2. Congress’ resolution of 10 Aug., electing Livingston secretary for foreign affairs ( , 21:851–852).
3. The enclosure, likely a newspaper, has not been found. It probably contained Nathanael Greene’s letter of 11 Sept. to the president of Congress reporting on the 8 Sept. Battle of Eutaw Springs. Greene’s letter reached Congress on 16 Oct. ( , 21:1056), and on the 17th appeared in the Pennsylvania Gazette.
4. On 24 Oct. Congress received its first official word of Cornwallis’ surrender at Yorktown in the form of Washington’s letter of 19 Oct. to the president of Congress, with which were enclosed his correspondence with Cornwallis and the articles of capitulation ( , 21:1071–1072).
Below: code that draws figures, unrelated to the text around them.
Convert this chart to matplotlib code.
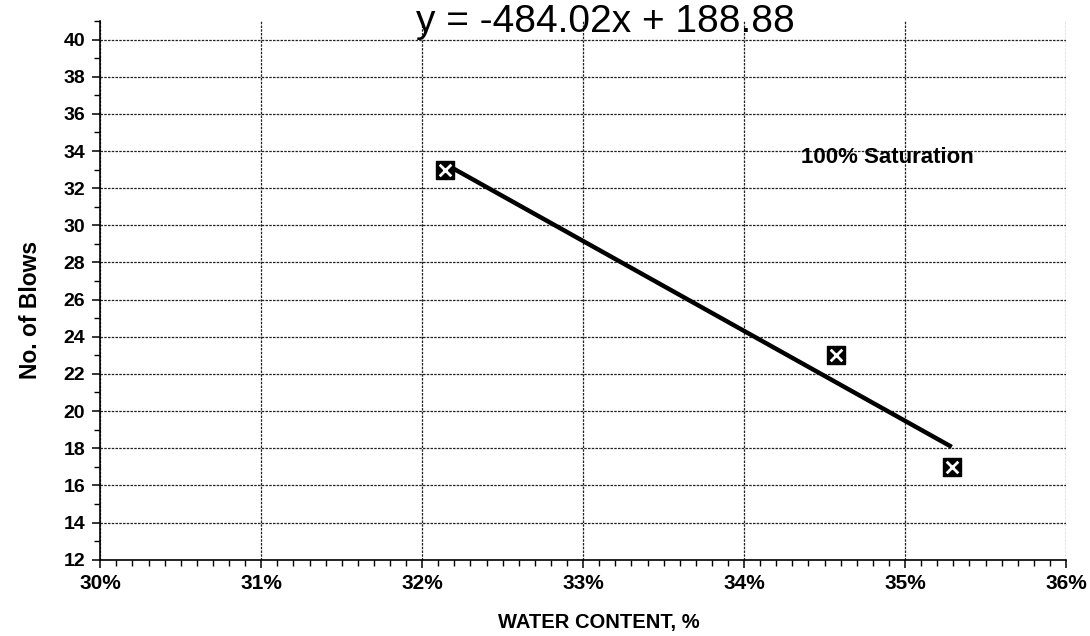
import numpy as np
import matplotlib
matplotlib.use("Agg")
import matplotlib.pyplot as plt
from matplotlib.ticker import MultipleLocator, FuncFormatter

plt.rcParams['font.family'] = ['Liberation Sans', 'DejaVu Sans']

# data
water_content = [0.3214, 0.3457, 0.3529]
blows = [33, 23, 17]
slope = -484.02
intercept = 188.88
sat_label = "100% Saturation"

fig = plt.figure(figsize=(10.9, 6.36), dpi=100)
ax = fig.add_axes([0.092, 0.12, 0.886, 0.847])

ax.set_xlim(0.30, 0.36)
ax.set_ylim(12, 41)

# grid
ax.xaxis.set_major_locator(MultipleLocator(0.01))
ax.xaxis.set_minor_locator(MultipleLocator(0.001))
ax.yaxis.set_major_locator(MultipleLocator(2))
ax.yaxis.set_minor_locator(MultipleLocator(1))
ax.grid(True, which='major', color='#222222', linestyle=(0, (2, 1)), linewidth=0.9)
ax.xaxis.set_major_formatter(FuncFormatter(lambda v, p: f"{v*100:.0f}%"))
ax.set_yticks(np.arange(12, 41, 2))

for s in ['top', 'right']:
    ax.spines[s].set_visible(False)
ax.spines['left'].set_linewidth(1.2)
ax.spines['bottom'].set_linewidth(1.2)

ax.tick_params(which='major', direction='out', length=6, width=1.1, labelsize=14, pad=5)
ax.tick_params(axis='x', which='major', labelsize=15, pad=4)
ax.tick_params(which='minor', direction='out', length=4, width=1.0)
for lab in ax.get_xticklabels() + ax.get_yticklabels():
    lab.set_fontweight('bold')

# trendline over the data range
xs = np.array([min(water_content), max(water_content)])
ax.plot(xs, slope * xs + intercept, color='black', linewidth=3.2, solid_capstyle='butt', zorder=3)

# markers: black square with white cross
ax.scatter(water_content, blows, marker='s', s=150, color='black', zorder=4)
ax.scatter(water_content, blows, marker='x', s=70, color='white', linewidths=2, zorder=5)

ax.text(0.3489, 33.67, sat_label, fontsize=16, fontweight='bold', ha='center', va='center')
ax.text(0.33135, 40.95, f"y = {slope:.2f}x + {intercept:.2f}", fontsize=28,
        ha='center', va='center', clip_on=False)

fig.text(0.549, 0.022, "WATER CONTENT, %", fontsize=14.5, fontweight='bold',
         ha='center', va='center')
fig.text(0.028, 1 - 310 / 636, "No. of Blows", fontsize=16.5, fontweight='bold',
         ha='center', va='center', rotation=90)

fig.savefig("out.png", dpi=100)
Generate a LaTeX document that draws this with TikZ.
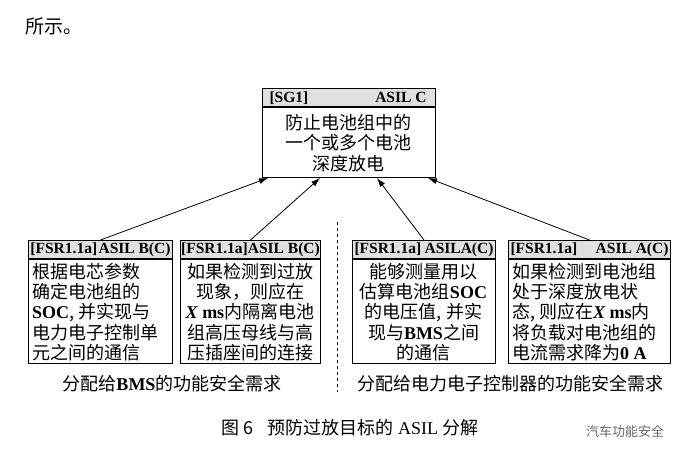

The enclosures have not been found.
5. Filed with a copy of this letter in the Adams Papers is an extract from Livingston’s letter of 20 Oct. to Benjamin Franklin concerning military and naval activities, principally the decision to transfer the Franco-American army to Virginia as a result of de Grasse’s decision to go to the Chesapeake rather than to New York. Livingston described the opening of the siege at Yorktown and indicated that Cornwallis’ surrender was expected shortly.
6. After considerable delay, the British reached the Chesapeake on 24 October. They returned to New York almost immediately, however, without engaging the French fleet. De Grasse sailed for the West Indies on 5 Nov. ( , p. 425–426; W. M. James, The British Navy in Adversity: A Study of the War of American Independence, London and N.Y., 1926, p. 296–297; , p. 184–185).